STM images show the flipping dimer pair

By correlating current with flipping frequency, Zandvliet showed that the flippers only move when triggered by the electric current from the STM. Zandvliet also found that, by changing the current and the relative position of the STM tip, the two flippers could be moved together or independently, in or out of phase.

But quite why certain dimers behave like flippers is still uncertain, says Zandvliet. ’We can find them on the surface - but we don’t know how to change the conditions to get more of these flippers on the surface,’ he adds.

The team initially suspected the motion might be due to something on the germanium surface - most likely hydrogen, which is so small it is difficult to detect by STM. ’We dosed the surface with hydrogen, but this didn’t increase the density of flippers, so that idea was ruled out,’ says Zandvliet. However, closer inspection of the STM images revealed that the flippers sit closer to the germanium surface than normal dimers. ’We have a feeling - although we can’t prove it - that there must be an atom missing in the subsurface region, which is probably the reason that these dimers can move a little,’ he adds.
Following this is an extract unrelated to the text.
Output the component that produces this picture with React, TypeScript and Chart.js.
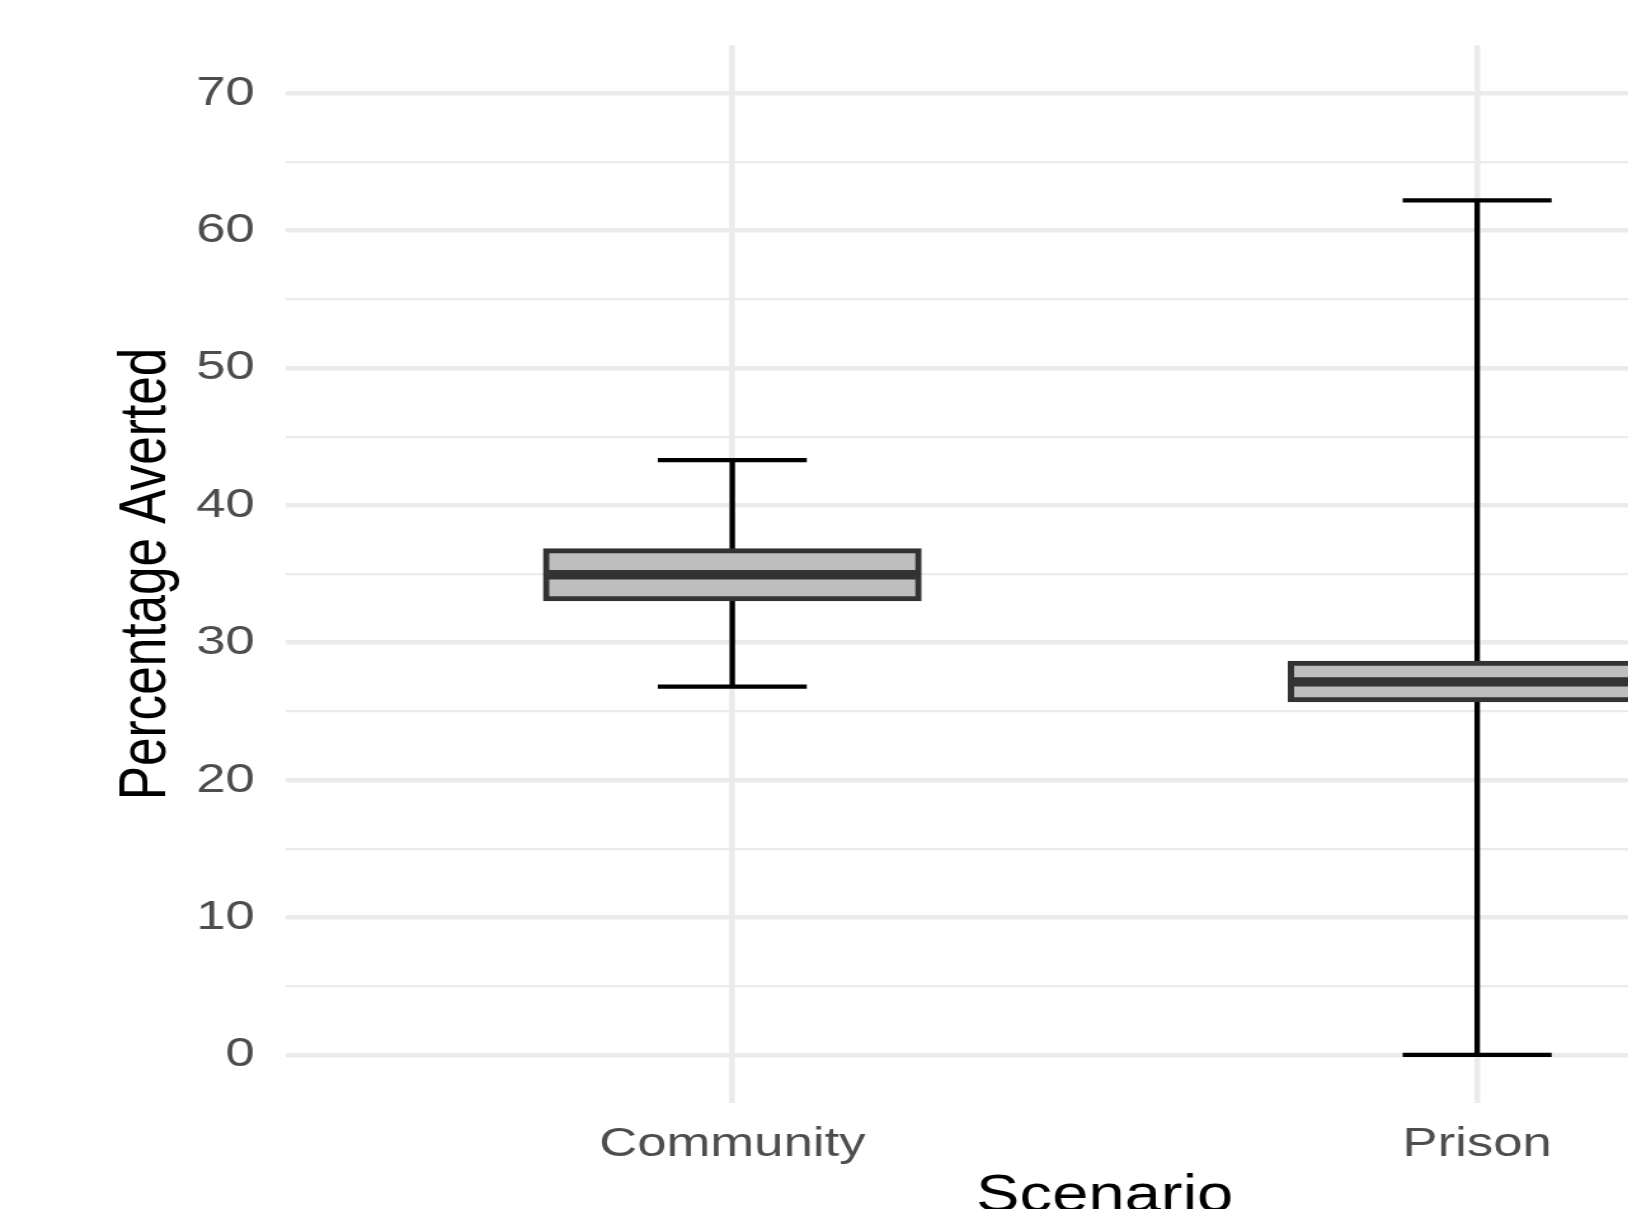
import React, { useEffect, useRef } from 'react';
import { Chart, registerables } from 'chart.js';

Chart.register(...registerables);

// ---- data ----
const categories = ['Community', 'Prison'];
const whiskerLow = [26.8, 0.0];
const q1 = [33.2, 25.85];
const median = [34.95, 27.15];
const q3 = [36.7, 28.5];
const whiskerHigh = [43.3, 62.2];
const yTicks = [0, 5, 10, 15, 20, 25, 30, 35, 40, 45, 50, 55, 60, 65, 70];
const yLabelStep = 10;
const yMin = -3.5;
const yMax = 73.5;
const xMin = -0.6;
const xMax = 1.6;
const capHalfWidth = 0.1;

// ---- layout / style ----
const X_STRETCH = 1.27;
const W = 1580;
const H = 1228;
const FONT = '"Liberation Sans", Arial, Helvetica, sans-serif';
const GRID = '#EBEBEB';

const boxExtras = {
  id: 'boxExtras',
  beforeDatasetsDraw(chart: any) {
    const { ctx } = chart;
    const x = chart.scales.x;
    const y = chart.scales.y;
    ctx.save();
    ctx.strokeStyle = '#000000';
    ctx.lineWidth = 4.3;
    ctx.lineCap = 'butt';
    categories.forEach((_, i) => {
      const cx = x.getPixelForValue(i);
      const yLo = y.getPixelForValue(whiskerLow[i]);
      const yHi = y.getPixelForValue(whiskerHigh[i]);
      ctx.beginPath();
      ctx.moveTo(cx, yLo);
      ctx.lineTo(cx, yHi);
      ctx.stroke();
      const xl = x.getPixelForValue(i - capHalfWidth);
      const xr = x.getPixelForValue(i + capHalfWidth);
      [yLo, yHi].forEach((yy) => {
        ctx.beginPath();
        ctx.moveTo(xl, yy);
        ctx.lineTo(xr, yy);
        ctx.stroke();
      });
    });
    ctx.restore();
  },
  afterDatasetsDraw(chart: any) {
    const { ctx } = chart;
    const y = chart.scales.y;
    const meta = chart.getDatasetMeta(0);
    ctx.save();
    ctx.strokeStyle = '#333333';
    ctx.lineWidth = 9.3;
    ctx.lineCap = 'butt';
    meta.data.forEach((el: any, i: number) => {
      const ym = y.getPixelForValue(median[i]);
      ctx.beginPath();
      ctx.moveTo(el.x - el.width / 2, ym);
      ctx.lineTo(el.x + el.width / 2, ym);
      ctx.stroke();
    });
    ctx.restore();
  },
};

export default function App() {
  const ref = useRef<HTMLCanvasElement | null>(null);

  useEffect(() => {
    if (!ref.current) return;
    const chart = new Chart(ref.current, {
      type: 'bar',
      data: {
        datasets: [
          {
            data: categories.map((_, i) => ({ x: i, y: [q1[i], q3[i]] })) as any,
            backgroundColor: '#BEBEBE',
            borderColor: '#333333',
            borderWidth: 5,
            borderSkipped: false,
            inflateAmount: 2.5,
            categoryPercentage: 1,
            barPercentage: 0.5,
          } as any,
        ],
      },
      options: {
        animation: false,
        responsive: false,
        devicePixelRatio: 1,
        layout: { padding: { top: 45.2, right: W - 1515, bottom: 0, left: 0 } },
        plugins: { legend: { display: false }, tooltip: { enabled: false } },
        scales: {
          x: {
            type: 'linear',
            min: xMin,
            max: xMax,
            offset: false,
            afterBuildTicks: (s: any) => {
              s.ticks = categories.map((_, i) => ({ value: i }));
            },
            afterFit: (s: any) => {
              s.height = H - 1102.9;
              s.paddingLeft = 0;
              s.paddingRight = 0;
            },
            grid: { color: GRID, lineWidth: 4.5, drawTicks: false, offset: false },
            border: { display: false },
            ticks: {
              autoSkip: false,
              maxRotation: 0,
              padding: 17,
              color: '#4D4D4D',
              font: { family: FONT, size: 41.5 },
              callback: (v: any) => categories[v] ?? '',
            },
            title: {
              display: true,
              text: 'Scenario',
              color: '#000000',
              font: { family: FONT, size: 51.3 },
              padding: { top: 0, bottom: 0 },
            },
          },
          y: {
            type: 'linear',
            min: yMin,
            max: yMax,
            afterBuildTicks: (s: any) => {
              s.ticks = yTicks.map((v) => ({ value: v }));
            },
            afterFit: (s: any) => {
              s.width = 224.7;
              s.paddingTop = 0;
              s.paddingBottom = 0;
            },
            grid: {
              color: GRID,
              drawTicks: false,
              lineWidth: (c: any) => (c.tick && c.tick.value % yLabelStep === 0 ? 4.5 : 2.25),
            },
            border: { display: false },
            ticks: {
              padding: 24,
              color: '#4D4D4D',
              font: { family: FONT, size: 41.5 },
              callback: (v: any) => (v % yLabelStep === 0 ? String(v) : ''),
            },
            title: {
              display: true,
              text: 'Percentage Averted',
              color: '#000000',
              font: { family: FONT, size: 51.3 },
              padding: { top: 85, bottom: 0 },
            },
          },
        },
      },
      plugins: [boxExtras],
    });
    return () => chart.destroy();
  }, []);

  return (
    <div
      style={{
        position: 'fixed',
        left: 0,
        top: 0,
        width: 1628,
        height: 1209,
        overflow: 'hidden',
        background: '#FFFFFF',
      }}
    >
      <div
        style={{
          width: W,
          height: H,
          transform: `scaleX(${X_STRETCH})`,
          transformOrigin: '0 0',
        }}
      >
        <canvas ref={ref} width={W} height={H} style={{ display: 'block' }} />
      </div>
    </div>
  );
}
’It’s an intriguing observation,’ says Philip Moriarty at the University of Nottingham, UK. ’They’ve done a really neat analysis to show that this is purely a current-related effect. Because they can’t characterise the surface at the atomic level, it’s not clear why these dimers behave differently to others on the surface - but in the absence of any other evidence, their hypothesis seems sound.’

Quite what the flippers could be used for is another question. ’We don’t see any applications for it,’ says Zandvliet. ’We stumbled on it by luck, and immediately decided to devote some work to it because it’s an interesting feature - and can teach you something about the possibilities on the nanoscale.’